Thursday, January 22, 2009

Addictions (contd)

Wow ... what a great day yesterday turned out to be!

I smoked all day!

Nah, that's not what made it a great day ... what made it a great day was that I smoked all day ... and on the way home had a "come to Jesus" meeting with Jesus in my car ... talked about the things that were weighing me down ... did some confessing ... and did some thanking him anyway for some of the junk that I've been going through ... and then just started singing and praising God.

By the time I got home, I was so high from praising God that I got right back on the wagon again.
That surprised me ... because the mood that I was in yesterday morning was to have at least a 2-3 day binge with cigarettes. In fact, I think I was looking forward to that binge.

But that is what is so different now ... I may fall down or stumble ... but I spend a lot less time with my face in the dirt than I used to. I get up a lot quicker and get right back on the wagon. Somewhere along the way ... quitting "quitting smoking" became "not an option." Guess I'm in it for the long haul ... however long that takes.

Ah! (Moment of revelation!) ... I get it ...

The Lord has touched me in many ways and I have experienced some miraculous healing and deliverance ... and while I have been very grateful for the grace and blessings that have come from the Lord ... just like an addict ... I reached a point where it just wasn't enough ... I needed more ... wanted something different ... I didn't just want a touch ... I wanted to be changed. No, I really needed to be changed.

And that is just what he has been doing ... changing me ... changing my heart ... changing me from the inside. But God also had a plan ... and his plan had much more to do with changing my character....

It's very, very cool ... and I see how God is working with me in this addiction. The ground that is taken ... is never lost. Embarking on this journey with the Lord has really solidified the concept of how the Lord can gain a presence or a "beachhead" in our lives ... and then move forward from that point. Gaining ground a little bit at a time.

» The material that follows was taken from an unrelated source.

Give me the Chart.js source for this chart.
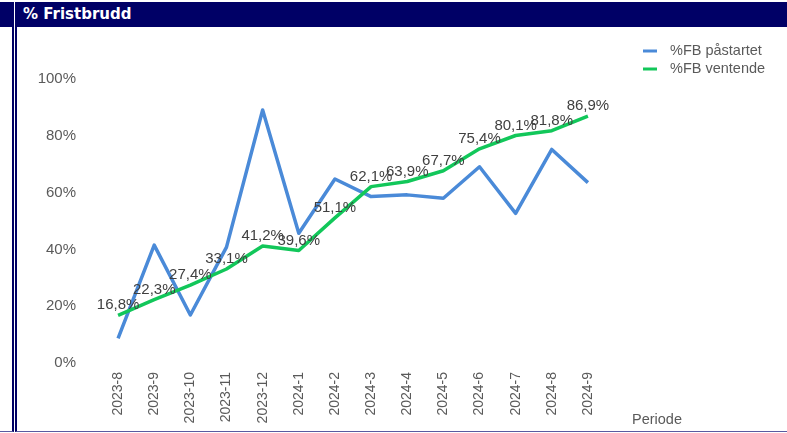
<!DOCTYPE html>
<html>
<head>
<meta charset="utf-8">
<script src="https://cdn.jsdelivr.net/npm/chart.js@4"></script>
<style>
  html, body { margin: 0; padding: 0; background: #fff; width: 787px; height: 433px; overflow: hidden; }
  .side { position: absolute; left: 0; top: 2px; width: 12px; height: 429px; border-right: 2px solid #000066; border-bottom: 1px solid #5a5aa0; }
  .side .bar { height: 25px; background: #000066; }
  .panel { position: absolute; left: 15px; top: 2px; width: 772px; height: 429px; border-left: 2px solid #000066; border-bottom: 1px solid #5a5aa0; }
  .title { height: 25px; background: #000066; color: #fff; font: bold 15px "DejaVu Sans", Verdana, sans-serif; line-height: 25px; padding-left: 6px; }
  .wrap { position: absolute; left: 0; top: 25px; width: 770px; height: 404px; }
</style>
</head>
<body>
<div class="side"><div class="bar"></div></div>
<div class="panel">
  <div class="title">% Fristbrudd</div>
  <div class="wrap"><canvas id="chart"></canvas></div>
</div>
<script>
const periods = ["2023-8", "2023-9", "2023-10", "2023-11", "2023-12", "2024-1", "2024-2",
  "2024-3", "2024-4", "2024-5", "2024-6", "2024-7", "2024-8", "2024-9"];
const fbPastartet = [8.7, 41.5, 16.9, 40.8, 89.1, 45.7, 64.8, 58.6, 59.2, 58.0, 69.1, 52.7, 75.2, 63.5];
const fbVentende = [16.8, 22.3, 27.4, 33.1, 41.2, 39.6, 51.1, 62.1, 63.9, 67.7, 75.4, 80.1, 81.8, 86.9];
const yTicks = [0, 20, 40, 60, 80, 100];

const FONT = "'Liberation Sans', Arial, sans-serif";
const BLUE = "#4a8ad8";
const GREEN = "#12c75a";

// value labels on the green series, legend and axis title
const extras = {
  id: "extras",
  afterDatasetsDraw(chart) {
    const ctx = chart.ctx;
    const meta = chart.getDatasetMeta(1);
    ctx.save();
    ctx.font = "15px " + FONT;
    ctx.fillStyle = "#404040";
    ctx.textAlign = "center";
    ctx.textBaseline = "middle";
    meta.data.forEach((pt, i) => {
      const txt = fbVentende[i].toFixed(1).replace(".", ",") + "%";
      ctx.fillText(txt, pt.x, pt.y - 10);
    });
    ctx.restore();
  },
  afterDraw(chart) {
    const ctx = chart.ctx;
    const area = chart.chartArea;
    ctx.save();
    // legend
    const lx = area.right + 37;
    chart.data.datasets.forEach((ds, i) => {
      const y = 24 + i * 18;
      ctx.strokeStyle = ds.borderColor;
      ctx.lineWidth = 3;
      ctx.beginPath();
      ctx.moveTo(lx, y);
      ctx.lineTo(lx + 14, y);
      ctx.stroke();
      ctx.font = "14.5px " + FONT;
      ctx.fillStyle = "#5a5a5a";
      ctx.textAlign = "left";
      ctx.textBaseline = "middle";
      ctx.fillText(ds.label, lx + 27, y);
    });
    // x axis title
    ctx.font = "14.5px " + FONT;
    ctx.fillStyle = "#5a5a5a";
    ctx.textAlign = "left";
    ctx.textBaseline = "middle";
    ctx.fillText("Periode", area.right + 26, chart.scales.x.bottom - 11);
    ctx.restore();
  },
};

new Chart(document.getElementById("chart"), {
  type: "line",
  data: {
    labels: periods,
    datasets: [
      {
        label: "%FB påstartet",
        data: fbPastartet,
        borderColor: BLUE,
        backgroundColor: BLUE,
        borderWidth: 3.5,
        borderJoinStyle: "round",
        pointRadius: 0,
        tension: 0,
        order: 1,
      },
      {
        label: "%FB ventende",
        data: fbVentende,
        borderColor: GREEN,
        backgroundColor: GREEN,
        borderWidth: 3.5,
        borderJoinStyle: "round",
        pointRadius: 0,
        tension: 0,
        order: 0,
      },
    ],
  },
  options: {
    responsive: true,
    maintainAspectRatio: false,
    animation: false,
    layout: { padding: { left: 0, right: 181, top: 52, bottom: 0 } },
    plugins: {
      legend: { display: false },
      tooltip: { enabled: false },
    },
    scales: {
      x: {
        offset: true,
        grid: { display: false, drawTicks: false },
        border: { display: false },
        ticks: {
          minRotation: 90,
          maxRotation: 90,
          autoSkip: false,
          padding: 9,
          color: "#5a5a5a",
          font: { family: FONT, size: 14 },
        },
        afterFit(scale) { scale.height = 68; },
      },
      y: {
        min: 0,
        max: 100,
        grid: { display: false, drawTicks: false },
        border: { display: false },
        afterBuildTicks(scale) { scale.ticks = yTicks.map((v) => ({ value: v })); },
        ticks: {
          padding: 24,
          color: "#5a5a5a",
          font: { family: FONT, size: 15 },
          callback: (v) => v + "%",
        },
        afterFit(scale) { scale.width = 83; },
      },
    },
  },
  plugins: [extras],
});
</script>
</body>
</html>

The obstinate and stubborn part of me wanted it "done" immediately. Instant gratification. I want what I want ... and I want it NOW! And if, by the way, the process is going to hurt ... then I need it to be done even sooner than that!

I've always wanted the end result ... but I never wanted to travel down the path to get there. Too hard, too much pain or just plain selfish and lazy. Whatever ... I finally ran out of excuses ... I finally got tired of trying to manipulate God (okay, truth is that I didn't get tired of this one ... I just learned that it doesn't work) ... and I finally got tired of being paralyzed by fear.

(Chuckling) My last attempt was back in September (and that is when things really started changing). "But God, it's not fair for you to ask me to do this ... you don't understand ... you cannot possibly understand just how impossible this is for me to do ... you don't understand what you are asking me to do?" His response: "You can do this."

He was right, of course ...

I can do all things through Christ who strengthens me.